Gatlin, whose co-operation with the authorities after his second positive test in 2006 ensured he avoided a lifetime ban, bowed down to Bolt having crossed the line ahead of the Jamaican.
But as the result flashed up on the stadium screen, the London crowd that was in awe of Bolt in 2012 let their feelings be known on the 2017 champion who had stolen Bolt's thunder and celebrated by holding a finger to his lips to silence those in attendance.
Bolt embraced Gatlin before taking a lap of farewell of his own but a stunned stadium were struggling to believe what they had just seen.
Bolt's past successes, including three Olympics golds on the same London track in 2012, will ensure he has the world in his corner when he returns to the stadium for the 4x100m relay next Saturday and the gold-tinted farewell his career deserves.
Having opted not to defend the 200m title he has won at the last four World Championships, the defeat means he leaves the individual stage with three 100m World Championship titles and three 100m Olympic gold medals, as well the world record he blazed to in Germany almost a decade ago.
Alongside his 200m and 4x100m titles and records, the wait for global title number 20 will go on until next weekend when Bolt takes to the stage for his final farewell alongside his team-mates in the 4x100m relay.
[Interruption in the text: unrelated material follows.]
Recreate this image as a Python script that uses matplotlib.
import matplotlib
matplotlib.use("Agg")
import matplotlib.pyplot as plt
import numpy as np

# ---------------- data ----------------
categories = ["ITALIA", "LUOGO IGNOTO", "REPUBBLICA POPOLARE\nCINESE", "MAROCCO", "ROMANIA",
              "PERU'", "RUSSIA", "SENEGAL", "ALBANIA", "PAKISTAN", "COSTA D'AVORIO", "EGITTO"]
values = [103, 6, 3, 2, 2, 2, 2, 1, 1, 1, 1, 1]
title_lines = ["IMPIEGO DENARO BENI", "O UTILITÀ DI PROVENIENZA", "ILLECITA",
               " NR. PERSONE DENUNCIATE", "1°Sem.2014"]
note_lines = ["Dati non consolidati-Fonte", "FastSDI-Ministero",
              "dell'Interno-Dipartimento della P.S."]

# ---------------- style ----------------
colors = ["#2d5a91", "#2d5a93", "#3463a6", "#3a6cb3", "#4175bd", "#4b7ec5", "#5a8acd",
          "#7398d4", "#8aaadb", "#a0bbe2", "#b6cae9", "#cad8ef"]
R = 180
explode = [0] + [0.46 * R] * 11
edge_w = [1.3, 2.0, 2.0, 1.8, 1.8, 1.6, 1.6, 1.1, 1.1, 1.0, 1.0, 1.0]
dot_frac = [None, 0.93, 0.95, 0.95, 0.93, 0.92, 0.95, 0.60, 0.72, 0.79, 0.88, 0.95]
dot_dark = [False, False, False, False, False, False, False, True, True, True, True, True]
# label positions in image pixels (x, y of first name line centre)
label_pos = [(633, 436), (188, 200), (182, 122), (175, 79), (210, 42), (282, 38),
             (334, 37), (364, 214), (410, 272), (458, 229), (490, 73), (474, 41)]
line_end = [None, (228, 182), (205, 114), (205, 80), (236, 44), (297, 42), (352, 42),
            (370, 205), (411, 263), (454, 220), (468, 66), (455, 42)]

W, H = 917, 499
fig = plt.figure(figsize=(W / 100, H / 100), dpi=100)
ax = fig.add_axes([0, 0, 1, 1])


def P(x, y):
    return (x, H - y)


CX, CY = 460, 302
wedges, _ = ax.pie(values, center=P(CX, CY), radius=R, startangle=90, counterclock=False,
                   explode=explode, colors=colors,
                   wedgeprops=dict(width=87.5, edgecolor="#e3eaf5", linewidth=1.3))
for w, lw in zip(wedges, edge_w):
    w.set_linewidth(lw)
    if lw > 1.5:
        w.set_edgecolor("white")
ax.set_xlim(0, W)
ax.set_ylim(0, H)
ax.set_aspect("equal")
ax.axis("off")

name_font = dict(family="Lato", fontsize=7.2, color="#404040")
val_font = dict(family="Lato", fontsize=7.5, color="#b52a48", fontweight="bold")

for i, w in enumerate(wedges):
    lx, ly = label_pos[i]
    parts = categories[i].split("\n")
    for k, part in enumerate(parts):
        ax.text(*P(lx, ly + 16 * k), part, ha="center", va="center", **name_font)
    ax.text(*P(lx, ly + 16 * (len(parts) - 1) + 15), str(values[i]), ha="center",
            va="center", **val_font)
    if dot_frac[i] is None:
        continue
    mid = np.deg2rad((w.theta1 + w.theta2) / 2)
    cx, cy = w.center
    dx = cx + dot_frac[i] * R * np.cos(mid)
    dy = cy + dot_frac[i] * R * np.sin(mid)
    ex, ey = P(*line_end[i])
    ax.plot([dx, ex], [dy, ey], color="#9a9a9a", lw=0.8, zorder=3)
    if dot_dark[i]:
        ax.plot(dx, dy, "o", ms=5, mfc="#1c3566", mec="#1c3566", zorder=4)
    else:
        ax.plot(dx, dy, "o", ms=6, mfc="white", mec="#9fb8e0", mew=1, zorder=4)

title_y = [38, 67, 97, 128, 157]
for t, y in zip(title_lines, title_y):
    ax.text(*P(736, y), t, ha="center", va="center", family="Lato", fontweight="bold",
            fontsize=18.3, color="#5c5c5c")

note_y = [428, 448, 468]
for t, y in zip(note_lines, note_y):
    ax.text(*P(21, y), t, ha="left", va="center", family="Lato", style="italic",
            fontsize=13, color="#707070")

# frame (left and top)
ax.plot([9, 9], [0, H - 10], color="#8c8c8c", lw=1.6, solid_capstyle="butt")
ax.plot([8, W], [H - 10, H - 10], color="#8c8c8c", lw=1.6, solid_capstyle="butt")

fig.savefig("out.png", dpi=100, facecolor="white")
Despite heading into Saturday's race as favourite, the signs had been evident that all was not well in the Bolt camp and not just after a disappointing season.
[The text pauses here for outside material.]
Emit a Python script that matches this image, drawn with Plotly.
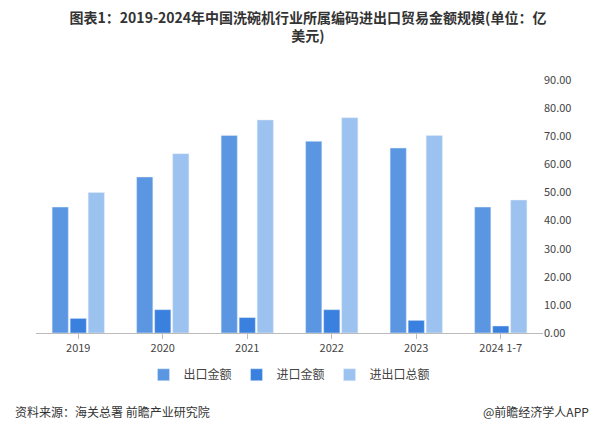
import plotly.graph_objects as go

years = ["2019", "2020", "2021", "2022", "2023", "2024 1-7"]
export_vals = [44.8, 55.5, 70.3, 68.2, 65.8, 44.8]
import_vals = [5.2, 8.3, 5.5, 8.3, 4.5, 2.5]
total_vals = [50.0, 63.8, 75.8, 76.6, 70.3, 47.3]
y_ticks = [0, 10, 20, 30, 40, 50, 60, 70, 80, 90]

fig = go.Figure()
fig.add_bar(x=years, y=export_vals, name="出口金额", marker_color="#5B96E3")
fig.add_bar(x=years, y=import_vals, name="进口金额", marker_color="#3A80DF")
fig.add_bar(x=years, y=total_vals, name="进出口总额", marker_color="#9CC2F0")

fig.update_layout(
    width=600, height=437,
    font=dict(family="Noto Sans CJK SC", size=11, color="#555"),
    paper_bgcolor="white", plot_bgcolor="white",
    title=dict(text="<b>图表1：2019-2024年中国洗碗机行业所属编码进出口贸易金额规模(单位：亿<br>美元)</b>",
               x=0.5, xanchor="center", y=0.965, yanchor="top",
               font=dict(size=14, color="#333")),
    margin=dict(l=28, r=65, t=72, b=112),
    barmode="group", bargap=0.36, bargroupgap=0.1,
    legend=dict(orientation="h", x=0.5, xanchor="center", y=-0.165, yanchor="middle",
                font=dict(size=12, color="#444"), itemwidth=30, tracegroupgap=0),
    showlegend=True,
)
fig.update_xaxes(showline=True, linecolor="#bbb", ticks="outside", tickcolor="#bbb",
                 tickfont=dict(size=11, color="#444"))
fig.update_yaxes(side="right", range=[0, 90], tickvals=y_ticks, tickformat=".2f",
                 showgrid=False, tickfont=dict(size=11, color="#444"))
fig.add_annotation(text="资料来源：海关总署 前瞻产业研究院", xref="paper", yref="paper",
                   x=-0.045, y=-0.31, xanchor="left", yanchor="middle", showarrow=False,
                   font=dict(size=12, color="#333"))
fig.add_annotation(text="@前瞻经济学人APP", xref="paper", yref="paper",
                   x=1.095, y=-0.31, xanchor="right", yanchor="middle", showarrow=False,
                   font=dict(size=12, color="#333"))
fig.write_html("out.html")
Friday's victory in his 100m heat had been greeted with a grimace and a complaint about his start as well as the blocks and he followed that up by trailing Coleman in second in their semi-final earlier in the evening - the first time he had suffered defeat in four years.
The wait for the next was not as long and when the final field returned shortly after 9.30pm for the final with dramatic individual entrances, it was Bolt who was cheered to the rafters and Gatlin who was booed.
Less that 10 seconds later the same response greeted Gatlin's victory, although Bolt refused to be downbeat, celebrating with fans before treating the London crowd to his trademark lightning bolt celebration.
While the sprint legend put a brave face on, the disappointment from the crowd was obvious as their hero saw his hopes of a perfect finish ended by the one man in the field no one in attendance had expected to win.
Other gold medals won on the second night of the World Championships came for South Africa's Luvo Manyonga in the men's long jump with a leap of 8.48m, while Lithuania's Andrius Gudzius claimed gold in the men's discus and Ethiopia's Almaz Ayana won the women's 10,000m.
The news wasn't so great for Britain's Katarina Johnson Thompson in the women's heptathlon - she sits fourth in the standings after the opening day of competition.
A fine 200m brought the Brit back into contention after a nightmare in the high-jump that saw her foul out after three failed attempts at 1.86m
However she is 67 points off third place and almost 200 points behind the leader, Germany's Carolin Schafer, heading into Sunday's final three events.
Laura Muir and Laura Weightman fared better in the 1500m semi-finals, booking their place in Monday night's final but Bolt's defeat as much as Gatlin's victory ensured there was only one story making the headlines on Saturday night.